DIY Dock Starting

DIY Dock Starting

What to do when there's no wind or waves and you have a foiling itch that needs to be scratched? Build a dock start ladder platform!

dock start ladder platform

That's exactly what we did after being inspired by the Dock Start Facebook group. It's built using a 4 way folding aluminium ladder, 3 decking planks (held together with some cross bracing underneath) and 2 bungee cords (to hold the decking to the ladder to stop it floating away).

It works well but it's not the easiest way to learn to dock start that's for sure. The downsides are that you start in relatively shallow water (so the foil often hits the bottom) and the run-up is short (meaning you don't have time to think before jumping on the foil)! 
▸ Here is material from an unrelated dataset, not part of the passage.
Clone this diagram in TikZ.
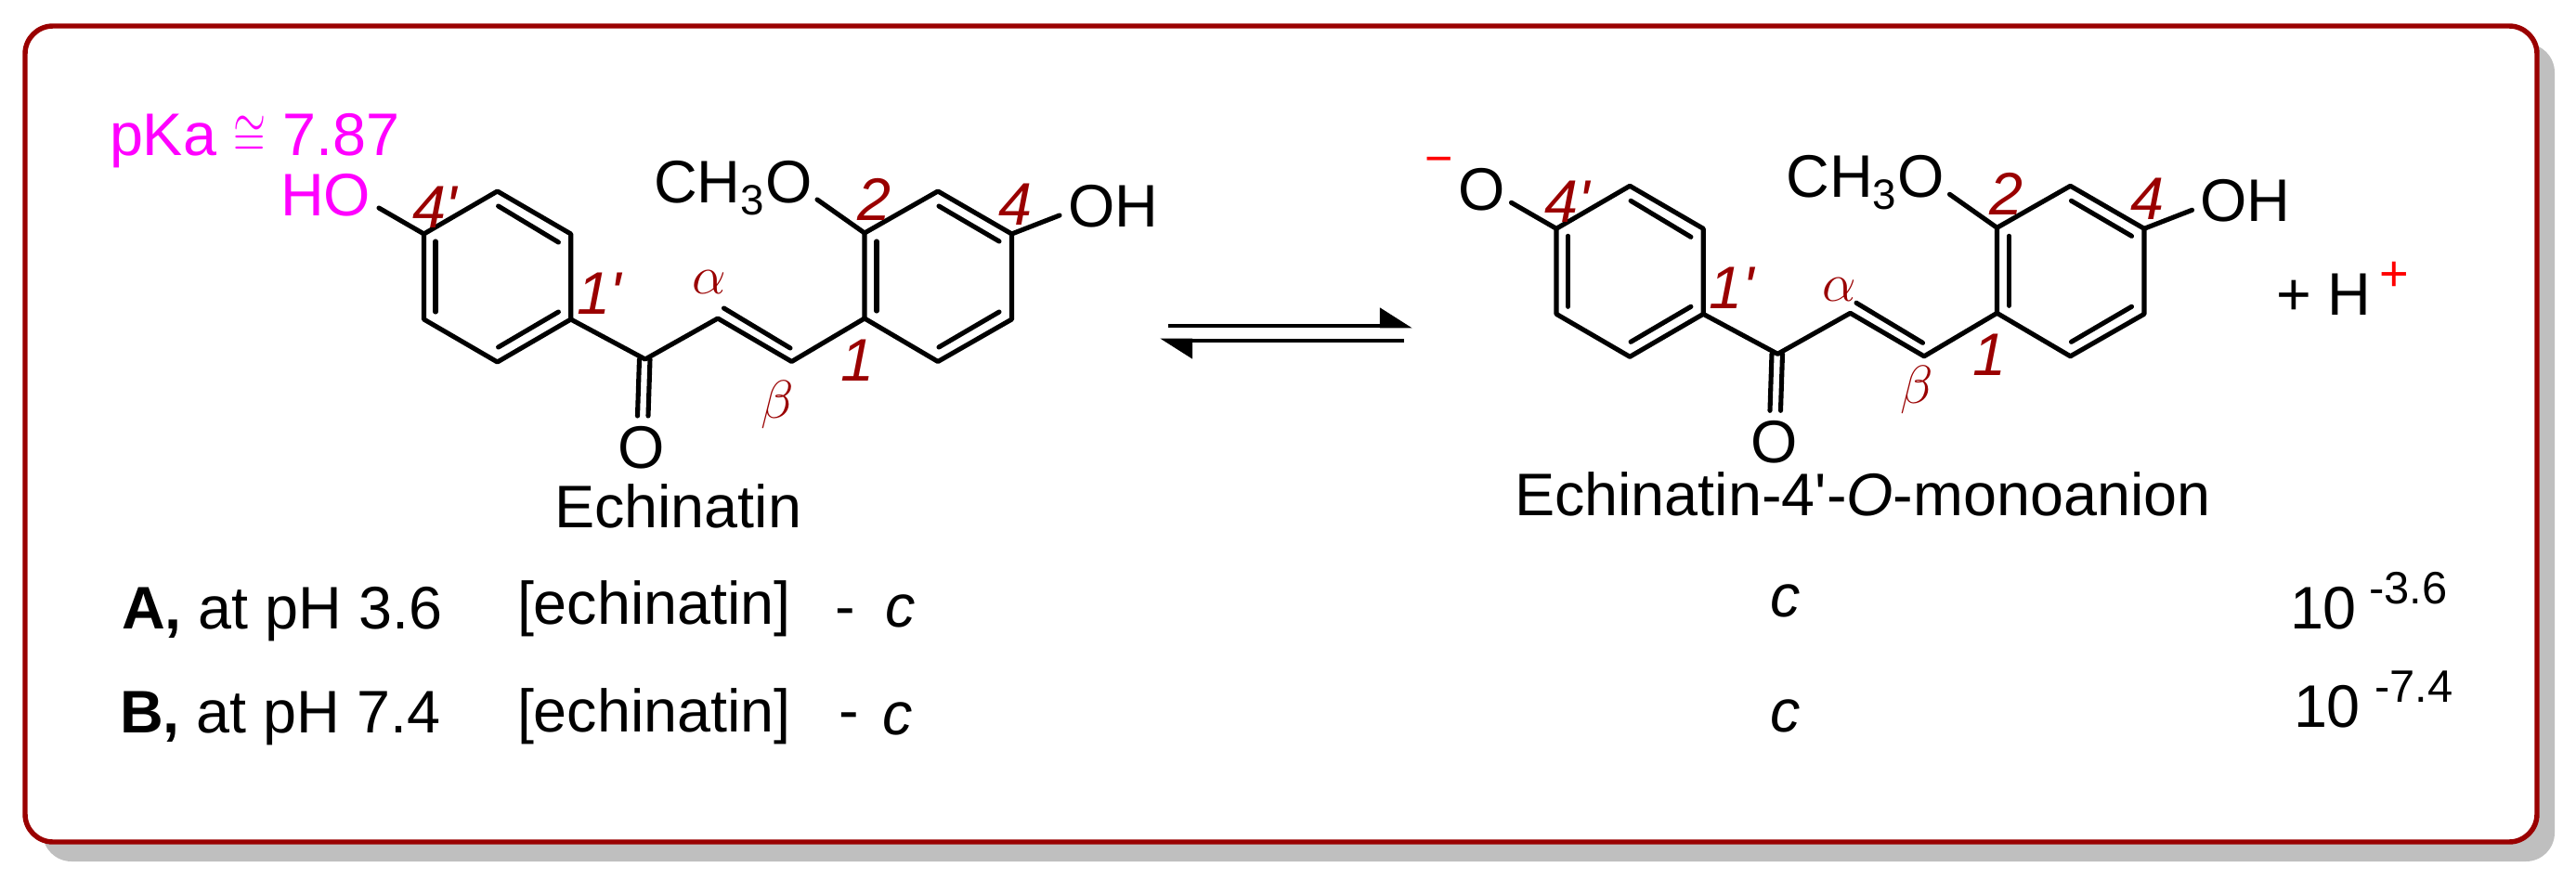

Despite it being difficult to learn, it certainly is entertaining on a wind and waveless day! I have had 3 sessions on it so far and here's what i've learned:

  • Use a large foil with a low foil up speed. For my latter attempts I used the Gravity 2200 foil having tried the Phantom 1780 (which isn't ideal for learning as it has a higher foil up speed) and the Gravity 1800 (which is too small for my 90kg).
  • Use a short mast to avoid hitting the bottom. I used a 75cm mast but will go for the 65cm next time
  • Learn on a proper dock - having a longer pontoon style dock to launch would make the initial attempts easier as you have more time to think and get the board pitch right before jumping onto the board
  • Land on your board with your back foot first to ensure the foil rises.
  • Practice pumping on your wingfoil setup or behind a boat first to ensure that you are used to the foil and can pump for more than 3 feet once you land on the board! 

What's the Ideal Pump Foil Setup?

A small board with low swing weight to make pumping easier. The Axis PNG 1150 with short fuselage and 460 rear wing is often the go to foil setup for pump foilers.